**WHAT YOU SHOULD DO:** Without the pictures, extract every line from the start of the material to the line containing "mew=1.9, ms=9.5, zorder=4, ls='none')", both ends included.

**INFORMATION PROVIDED:**
-- Begin --
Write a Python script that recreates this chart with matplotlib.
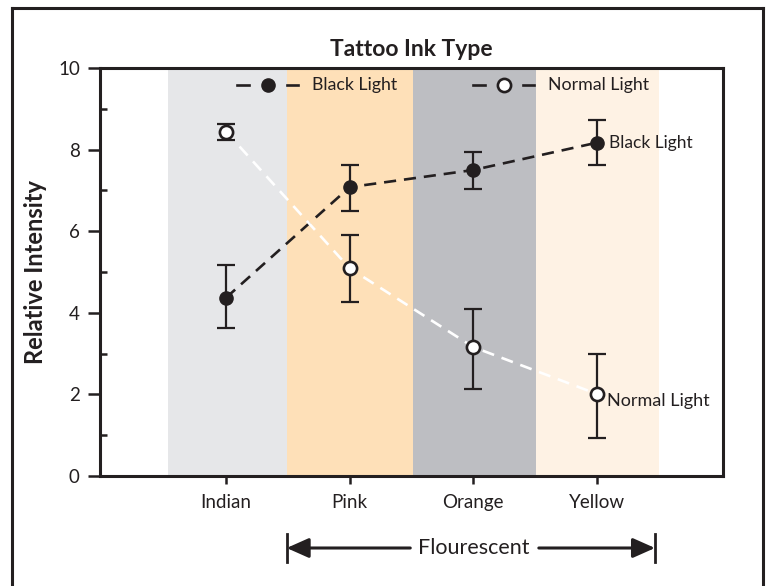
import matplotlib
matplotlib.use("Agg")
import matplotlib.pyplot as plt
from matplotlib.lines import Line2D
import matplotlib.transforms as mtransforms
import numpy as np

plt.rcParams['font.family'] = ['Lato', 'DejaVu Sans']

# ---- data ----
categories = ["Indian", "Pink", "Orange", "Yellow"]
black_light = [4.37, 7.08, 7.50, 8.17]
black_low = [3.62, 6.50, 7.03, 7.62]
black_high = [5.16, 7.62, 7.93, 8.73]
normal_light = [8.44, 5.09, 3.16, 2.01]
normal_low = [8.24, 4.26, 2.13, 0.92]
normal_high = [8.63, 5.91, 4.09, 3.00]
band_edges = [-0.47, 0.49, 1.51, 2.51, 3.50]
band_colors = ["#E6E7E9", "#FEE0B8", "#BDBEC2", "#FEF2E4"]
yticks = [0, 2, 4, 6, 8, 10]
ink = "#231F20"

fig = plt.figure(figsize=(7.66, 5.86), dpi=100)
ax = fig.add_axes([100/766, 1-476/586, (723-100)/766, (476-68)/586])

x = np.arange(len(categories))

for i, c in enumerate(band_colors):
    ax.axvspan(band_edges[i], band_edges[i+1], color=c, lw=0, zorder=0)

dash = (0, (4.6, 3.0))
bl = np.array(black_light)
nl = np.array(normal_light)
ax.plot(x, bl, color=ink, lw=1.9, ls=dash, zorder=2)
ax.plot(x, nl, color='white', lw=1.9, ls=dash, zorder=2)
ax.errorbar(x, bl, yerr=[bl-np.array(black_low), np.array(black_high)-bl],
            fmt='none', ecolor=ink, elinewidth=1.6, capsize=6.5, capthick=1.6, zorder=3)
ax.errorbar(x, nl, yerr=[nl-np.array(normal_low), np.array(normal_high)-nl],
            fmt='none', ecolor=ink, elinewidth=1.6, capsize=6.5, capthick=1.6, zorder=3)
ax.plot(x, bl, 'o', color=ink, ms=9.5, zorder=4, ls='none')
ax.plot(x, nl, 'o', mfc='white', mec=ink, mew=1.9, ms=9.5, zorder=4, ls='none')

ax.set_xlim(-1.02, 4.02)
ax.set_ylim(0, 10)
ax.set_xticks(x)
ax.set_xticklabels(categories, fontsize=13.5, color=ink)
ax.set_yticks(yticks)
ax.set_yticklabels([str(v) for v in yticks], fontsize=13.5, color=ink)
ax.set_yticks([1, 3, 5, 7, 9], minor=True)
ax.tick_params(axis='y', which='major', direction='out', length=8.5, width=1.8, color=ink, pad=6)
ax.tick_params(axis='y', which='minor', direction='in', length=4.8, width=1.8, color=ink)
ax.tick_params(axis='x', which='major', direction='out', length=6, width=1.8, color=ink, pad=7)
for s in ax.spines.values():
    s.set_linewidth(2.2)
    s.set_color(ink)

ax.set_title("Tattoo Ink Type", fontsize=16.5, fontweight='bold', color=ink, pad=9)
ax.set_ylabel("Relative Intensity", fontsize=17, fontweight='bold', color=ink, labelpad=8)

# in-plot labels
ax.annotate("Black Light", (x[-1], bl[-1]), xytext=(9, 0), textcoords='offset points',
            va='center', ha='left', fontsize=12.5, color=ink)
ax.annotate("Normal Light", (x[-1], nl[-1]), xytext=(7, -5), textcoords='offset points',
            va='center', ha='left', fontsize=13, color=ink)

# manual legend
def legend_item(xc, yc, filled, label):
    t = ax.transAxes
    w = 1/623
    ax.add_line(Line2D([xc-31*w, xc-19*w], [yc, yc], transform=t, color=ink, lw=1.9, zorder=5))
    ax.add_line(Line2D([xc+19*w, xc+30*w], [yc, yc], transform=t, color=ink, lw=1.9, zorder=5))
    if filled:
        ax.add_line(Line2D([xc], [yc], transform=t, marker='o', color=ink, ms=9.5, zorder=5))
    else:
        ax.add_line(Line2D([xc], [yc], transform=t, marker='o', mfc='white', mec=ink,
                           mew=1.9, ms=9.5, zorder=5))
    ax.text(xc+44*w, yc, label, transform=t, va='center', ha='left', fontsize=12.8, color=ink)

legend_item((268-100)/623, (476-85)/408, True, "Black Light")
legend_item((504-100)/623, (476-85)/408, False, "Normal Light")

# Flourescent bracket
bt = mtransforms.blended_transform_factory(ax.transData, ax.transAxes)
yb = (476-548)/408
ax.text(2.0, yb, "Flourescent", transform=bt, ha='center', va='center', fontsize=15.5, color=ink)
ap = dict(arrowstyle='-|>,head_length=0.9,head_width=0.4', color=ink, lw=2.2, mutation_scale=15,
          shrinkA=0, shrinkB=0)
ax.annotate('', xy=(band_edges[1], yb), xytext=(1.49, yb), xycoords=bt, textcoords=bt,
            arrowprops=ap, annotation_clip=False)
ax.annotate('', xy=(band_edges[4] - 0.03, yb), xytext=(2.53, yb), xycoords=bt, textcoords=bt,
            arrowprops=ap, annotation_clip=False)
for xe in [band_edges[1], band_edges[4] - 0.03]:
    ax.add_line(Line2D([xe, xe], [(476-534)/408, (476-562)/408], transform=bt, color=ink,
                       lw=2.0, clip_on=False))

# outer frame
fl, fr, ftop = 12/766, 763/766, 1-8/586
for xs, ys in [([fl, fl], [0, ftop]), ([fl, fr], [ftop, ftop]), ([fr, fr], [ftop, 0])]:
    fig.add_artist(Line2D(xs, ys, transform=fig.transFigure, color=ink, lw=2.2))

fig.savefig("out.png", dpi=100)
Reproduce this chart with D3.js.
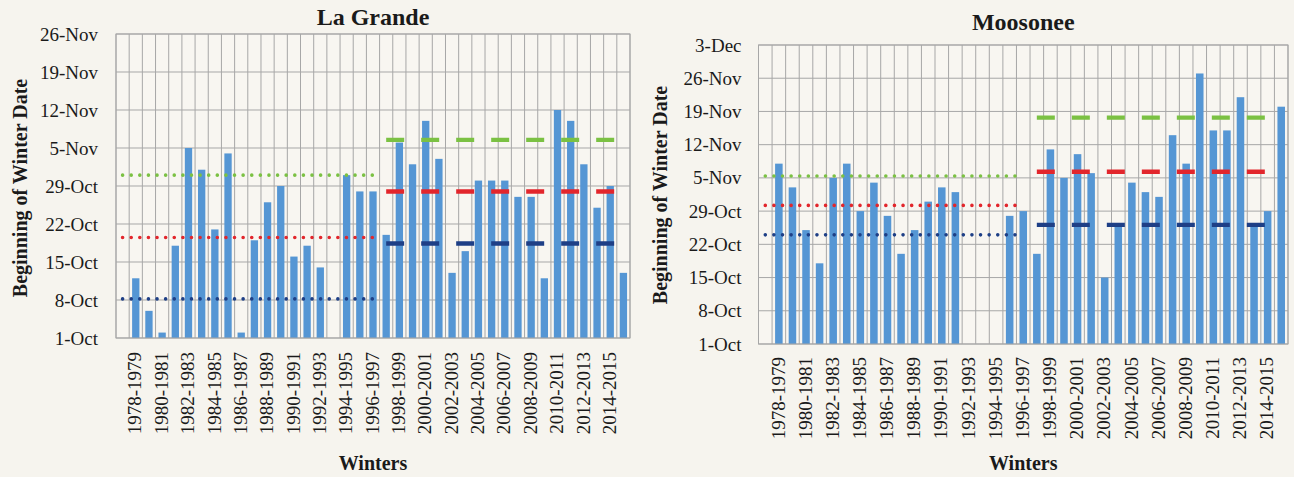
<!DOCTYPE html>
<html>
<head>
<meta charset="utf-8">
<script src="https://cdn.jsdelivr.net/npm/d3@7"></script>
<style>
  body { margin: 0; background: #f6f4ee; }
  svg { display: block; }
  text { font-family: "Liberation Serif", "Times New Roman", serif; fill: #1a1a1a; }
</style>
</head>
<body>
<svg id="chart" width="1294" height="477"></svg>
<script>
// Winters on the category axis (the first slot has no observation)
const winters = [
  "1977-1978", "1978-1979", "1979-1980", "1980-1981", "1981-1982", "1982-1983",
  "1983-1984", "1984-1985", "1985-1986", "1986-1987", "1987-1988", "1988-1989",
  "1989-1990", "1990-1991", "1991-1992", "1992-1993", "1993-1994", "1994-1995",
  "1995-1996", "1996-1997", "1997-1998", "1998-1999", "1999-2000", "2000-2001",
  "2001-2002", "2002-2003", "2003-2004", "2004-2005", "2005-2006", "2006-2007",
  "2007-2008", "2008-2009", "2009-2010", "2010-2011", "2011-2012", "2012-2013",
  "2013-2014", "2014-2015", "2015-2016"
];

// Labelled winters (every second one)
const winterTickLabels = [
  "1978-1979", "1980-1981", "1982-1983", "1984-1985", "1986-1987", "1988-1989",
  "1990-1991", "1992-1993", "1994-1995", "1996-1997", "1998-1999", "2000-2001",
  "2002-2003", "2004-2005", "2006-2007", "2008-2009", "2010-2011", "2012-2013",
  "2014-2015"
];

// Beginning-of-winter date per winter, La Grande
const laGrandeDates = [
  null, "12-Oct", "6-Oct", "2-Oct", "18-Oct", "5-Nov",
  "1-Nov", "21-Oct", "4-Nov", "2-Oct", "19-Oct", "26-Oct",
  "29-Oct", "16-Oct", "18-Oct", "14-Oct", null, "31-Oct",
  "28-Oct", "28-Oct", "20-Oct", "6-Nov", "2-Nov", "10-Nov",
  "3-Nov", "13-Oct", "17-Oct", "30-Oct", "30-Oct", "30-Oct",
  "27-Oct", "27-Oct", "12-Oct", "12-Nov", "10-Nov", "2-Nov",
  "25-Oct", "29-Oct", "13-Oct"
];

// Beginning-of-winter date per winter, Moosonee
const moosoneeDates = [
  null, "8-Nov", "3-Nov", "25-Oct", "18-Oct", "5-Nov",
  "8-Nov", "29-Oct", "4-Nov", "28-Oct", "20-Oct", "25-Oct",
  "31-Oct", "3-Nov", "2-Nov", null, null, null,
  "28-Oct", "29-Oct", "20-Oct", "11-Nov", "5-Nov", "10-Nov",
  "6-Nov", "15-Oct", "26-Oct", "4-Nov", "2-Nov", "1-Nov",
  "14-Nov", "8-Nov", "27-Nov", "15-Nov", "15-Nov", "22-Nov",
  "26-Oct", "29-Oct", "20-Nov"
];

// The two sub-periods (first and last winter of each)
const earlyPeriod = ["1977-1978", "1996-1997"];
const latePeriod = ["1997-1998", "2015-2016"];

// Period statistics: [mean + sd, mean, mean - sd]
const laGrandeEarlyLevels = ["31-Oct", "19.5-Oct", "8.2-Oct"];
const laGrandeLateLevels = ["6.5-Nov", "28-Oct", "18.4-Oct"];
const moosoneeEarlyLevels = ["5.4-Nov", "30.2-Oct", "24-Oct"];
const moosoneeLateLevels = ["17.7-Nov", "6.3-Nov", "26.1-Oct"];

// Date ticks on the value axes
const laGrandeDateTicks = ["1-Oct", "8-Oct", "15-Oct", "22-Oct", "29-Oct", "5-Nov", "12-Nov", "19-Nov", "26-Nov"];
const moosoneeDateTicks = ["1-Oct", "8-Oct", "15-Oct", "22-Oct", "29-Oct", "5-Nov", "12-Nov", "19-Nov", "26-Nov", "3-Dec"];

const monthNames = ["Jan", "Feb", "Mar", "Apr", "May", "Jun", "Jul", "Aug", "Sep", "Oct", "Nov", "Dec"];
// "19.5-Oct" -> UTC date (fractional days allowed for period statistics)
function parseDay(s) {
  const [d, m] = s.split("-");
  return new Date(Date.UTC(2000, monthNames.indexOf(m), 1) + (parseFloat(d) - 1) * 864e5);
}

const levelColors = ["#7bc143", "#e2262c", "#1e3f86"];
const barColor = "#5596d4";
const gridColor = "#a7a7a7";

const svg = d3.select("#chart");

function drawPanel(cfg) {
  const g = svg.append("g");
  const x = d3.scaleBand()
    .domain(winters)
    .range([cfg.left, cfg.right])
    .paddingInner(0.8 / 1.8)
    .paddingOuter(0.4 / 1.8);
  const step = x.step();
  const bw = x.bandwidth();
  const cx = w => x(w) + bw / 2;

  const y = d3.scaleUtc()
    .domain([parseDay(cfg.ticks[0]), parseDay(cfg.ticks[cfg.ticks.length - 1])])
    .range([cfg.bottom, cfg.top]);

  // plot area
  g.append("rect")
    .attr("x", cfg.left).attr("y", cfg.top)
    .attr("width", cfg.right - cfg.left).attr("height", cfg.bottom - cfg.top)
    .attr("fill", "#f8f6f1");

  // vertical gridlines at every category boundary
  const bounds = winters.map(w => cx(w) - step / 2).concat([cx(winters[winters.length - 1]) + step / 2]);
  g.append("g").selectAll("line").data(bounds).join("line")
    .attr("x1", d => d).attr("x2", d => d)
    .attr("y1", cfg.top).attr("y2", cfg.bottom)
    .attr("stroke", gridColor).attr("stroke-width", 1);

  // horizontal gridlines at each date tick
  g.append("g").selectAll("line").data(cfg.ticks).join("line")
    .attr("x1", cfg.left).attr("x2", cfg.right)
    .attr("y1", d => y(parseDay(d))).attr("y2", d => y(parseDay(d)))
    .attr("stroke", gridColor).attr("stroke-width", 1);

  // bars
  const rows = winters.map((w, i) => ({ w, v: cfg.values[i] })).filter(r => r.v !== null);
  g.append("g").selectAll("rect").data(rows).join("rect")
    .attr("x", r => x(r.w))
    .attr("width", bw)
    .attr("y", r => y(parseDay(r.v)))
    .attr("height", r => cfg.bottom - y(parseDay(r.v)))
    .attr("fill", barColor);

  // period statistics lines
  function levelLines(period, levels, dotted) {
    const lg = g.append("g");
    levels.forEach((lv, k) => {
      const line = lg.append("line")
        .attr("x1", cx(period[0])).attr("x2", cx(period[1]))
        .attr("y1", y(parseDay(lv))).attr("y2", y(parseDay(lv)))
        .attr("stroke", levelColors[k]);
      if (dotted) {
        line.attr("stroke-width", 3.6).attr("stroke-linecap", "round").attr("stroke-dasharray", "0.01 8.6");
      } else {
        line.attr("stroke-width", 4.4).attr("stroke-dasharray", "18 17");
      }
    });
  }
  levelLines(earlyPeriod, cfg.early, true);
  levelLines(latePeriod, cfg.late, false);

  // value axis
  const yAxis = d3.axisLeft(y)
    .tickValues(cfg.ticks.map(parseDay))
    .tickFormat((d, i) => cfg.ticks[i])
    .tickSize(0)
    .tickPadding(cfg.tickPad);
  const ya = g.append("g").attr("transform", `translate(${cfg.left},0)`).call(yAxis);
  ya.select(".domain").remove();
  ya.selectAll("text").style("font-size", "19px").attr("fill", "#1a1a1a");

  // category axis
  const xAxis = d3.axisBottom(x).tickValues(winterTickLabels).tickSize(0);
  const xa = g.append("g").attr("transform", `translate(0,${cfg.bottom})`).call(xAxis);
  xa.select(".domain").remove();
  xa.selectAll("text")
    .style("font-size", "19px")
    .attr("fill", "#1a1a1a")
    .attr("text-anchor", "end")
    .attr("transform", "rotate(-90)")
    .attr("x", -cfg.xLabelGap)
    .attr("y", 0)
    .attr("dy", "0.3em");

  // plot border
  g.append("rect")
    .attr("x", cfg.left).attr("y", cfg.top)
    .attr("width", cfg.right - cfg.left).attr("height", cfg.bottom - cfg.top)
    .attr("fill", "none").attr("stroke", gridColor).attr("stroke-width", 1);

  // titles
  g.append("text")
    .attr("x", (cfg.left + cfg.right) / 2).attr("y", cfg.titleY)
    .attr("text-anchor", "middle")
    .style("font-size", "24px").style("font-weight", "bold")
    .text(cfg.title);
  g.append("text")
    .attr("x", (cfg.left + cfg.right) / 2).attr("y", 470)
    .attr("text-anchor", "middle")
    .style("font-size", "20px").style("font-weight", "bold")
    .text("Winters");
  g.append("text")
    .attr("transform", `translate(${cfg.yTitleX},${cfg.yTitleY}) rotate(-90)`)
    .attr("text-anchor", "middle")
    .attr("dy", "0.35em")
    .style("font-size", "20px").style("font-weight", "bold")
    .text("Beginning of Winter Date");
}

drawPanel({
  title: "La Grande",
  values: laGrandeDates,
  early: laGrandeEarlyLevels,
  late: laGrandeLateLevels,
  ticks: laGrandeDateTicks,
  left: 116, right: 630, top: 34, bottom: 338,
  tickPad: 18, xLabelGap: 14,
  titleY: 25, yTitleX: 20, yTitleY: 188
});

drawPanel({
  title: "Moosonee",
  values: moosoneeDates,
  early: moosoneeEarlyLevels,
  late: moosoneeLateLevels,
  ticks: moosoneeDateTicks,
  left: 758.5, right: 1288, top: 45, bottom: 344,
  tickPad: 17, xLabelGap: 13,
  titleY: 30, yTitleX: 660, yTitleY: 195
});
</script>
</body>
</html>
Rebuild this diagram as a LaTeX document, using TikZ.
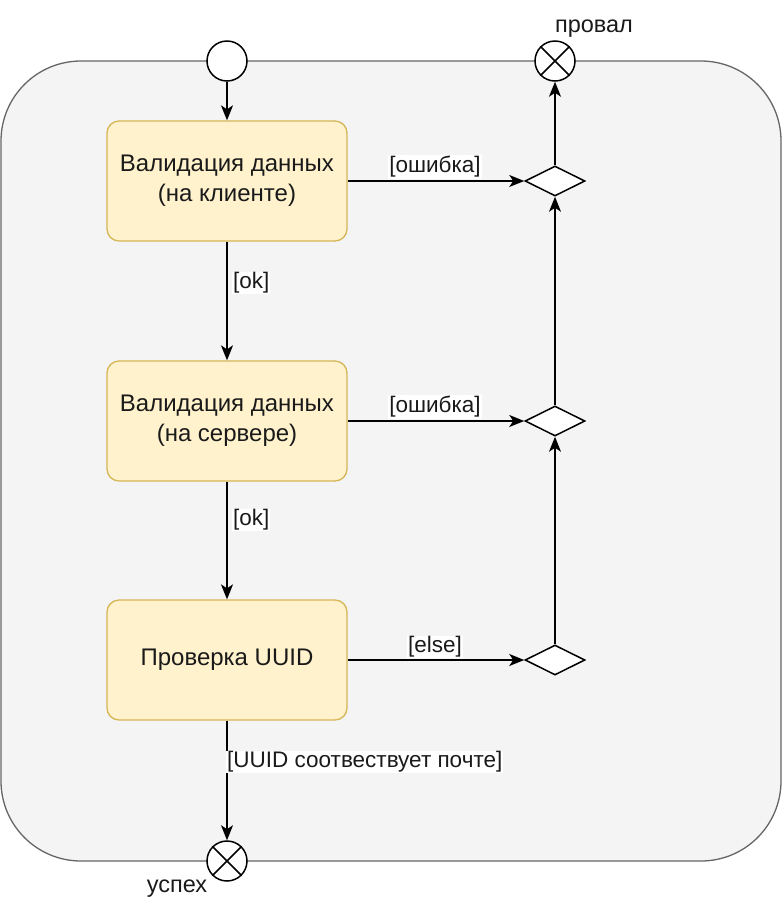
-- End --
**FULL ANSWER:**
Write a Python script that recreates this chart with matplotlib.
import matplotlib
matplotlib.use("Agg")
import matplotlib.pyplot as plt
from matplotlib.lines import Line2D
import matplotlib.transforms as mtransforms
import numpy as np

plt.rcParams['font.family'] = ['Lato', 'DejaVu Sans']

# ---- data ----
categories = ["Indian", "Pink", "Orange", "Yellow"]
black_light = [4.37, 7.08, 7.50, 8.17]
black_low = [3.62, 6.50, 7.03, 7.62]
black_high = [5.16, 7.62, 7.93, 8.73]
normal_light = [8.44, 5.09, 3.16, 2.01]
normal_low = [8.24, 4.26, 2.13, 0.92]
normal_high = [8.63, 5.91, 4.09, 3.00]
band_edges = [-0.47, 0.49, 1.51, 2.51, 3.50]
band_colors = ["#E6E7E9", "#FEE0B8", "#BDBEC2", "#FEF2E4"]
yticks = [0, 2, 4, 6, 8, 10]
ink = "#231F20"

fig = plt.figure(figsize=(7.66, 5.86), dpi=100)
ax = fig.add_axes([100/766, 1-476/586, (723-100)/766, (476-68)/586])

x = np.arange(len(categories))

for i, c in enumerate(band_colors):
    ax.axvspan(band_edges[i], band_edges[i+1], color=c, lw=0, zorder=0)

dash = (0, (4.6, 3.0))
bl = np.array(black_light)
nl = np.array(normal_light)
ax.plot(x, bl, color=ink, lw=1.9, ls=dash, zorder=2)
ax.plot(x, nl, color='white', lw=1.9, ls=dash, zorder=2)
ax.errorbar(x, bl, yerr=[bl-np.array(black_low), np.array(black_high)-bl],
            fmt='none', ecolor=ink, elinewidth=1.6, capsize=6.5, capthick=1.6, zorder=3)
ax.errorbar(x, nl, yerr=[nl-np.array(normal_low), np.array(normal_high)-nl],
            fmt='none', ecolor=ink, elinewidth=1.6, capsize=6.5, capthick=1.6, zorder=3)
ax.plot(x, bl, 'o', color=ink, ms=9.5, zorder=4, ls='none')
ax.plot(x, nl, 'o', mfc='white', mec=ink, mew=1.9, ms=9.5, zorder=4, ls='none')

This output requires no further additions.